Только одиночество, по Хайдеггеру, “дает бытию слово”: свое человеческое слово. В нем Бытие присутствует как целое.

Одиночество, следовательно, есть фундаментальное событие: совместное бытие человека и мира, где человек становится самовозрастающим Логосом (“дает бытию слово”), а мир – человеческим домом, домом, обжитым человеком. Одиночество – ностальгия быть повсюду дома в силовом самораскрывающемся бытии. Не случайно Хайдеггер интерпретирует человеческую речь, дающую бытию слово, как “всепроникающее вибрирование в парящем здании сбывающегося”.

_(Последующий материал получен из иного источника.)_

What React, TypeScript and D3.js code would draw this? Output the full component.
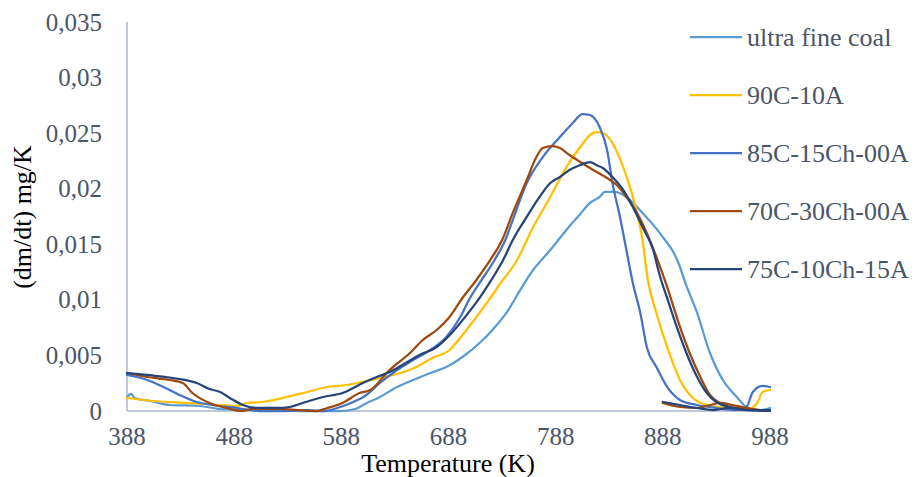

Итак, что же такое одиночество, если “выпадать из гнезда сущего” можно по-разному? Кроме того, что одиночество есть состояние духа, связанного со свободой, сказать что-либо определенное трудно. Здесь мы сталкиваемся с парадоксом: если меня нет как “Я”, то об этом можно сказать. Вспомним, что слово – “явленность сущего”. Если “Я” есть, то это в слове невыразимо. Если я хочу быть человеком, а – не вещью среди вещей, то должен каждый раз заново и бесконечно подставлять свое слово тому, что мне дано миром, Богом. Я сам должен быть самовозрастающим словом.

Понятно, что одиночество – это своеобразная школа, которую невозможно закончить, где я учусь тому, что, как выразился Ницше, “каждая человеческая истина есть неопровержимое заблуждение”, где “я пытаюсь перестать болтать, чтобы научиться говорить”. Это школа, “где я одновременно учитель и ученик, пастырь и скот и, вкупе с этим – цензор в смысле совести как суда Божьего во мне, для меня и для мира”.

ЛИТЕРАТУРА

1. Декарт Р. Рассуждение о методе // Декарт Р. Соч.: в 2 т. Т. 1. – М.: Мысль, 1989. – С. 250–297.

2. Иванов В. Наш язык // Вехи. Из глубины. – М.: Правда, 1991. – С. 354–361.

3. Кант И. Критика чистого разума. – М.: Мысль, 1994. – 591 С.

4. Мамардашвили М. К. Кантианские вариации // Квинтэссенция. Философский альманах, 1991. – М.: Политиздат, 1992. – С. 120–157.

5. Хайдеггер М. Разговор на проселочной дороге. – М.: Высш. школа, 1991. – 191 С.

6. Хайдеггер М. Время и бытие. – М.: Республика, 1993. – 445 С.

7. Хайдеггер М. Работы и размышление разных лет. – М.: Гнозис, 1993. – 464 С.

8. Ясперс К. Смысл и назначение истории. – М.: Прогресс, 1991. – 528 С.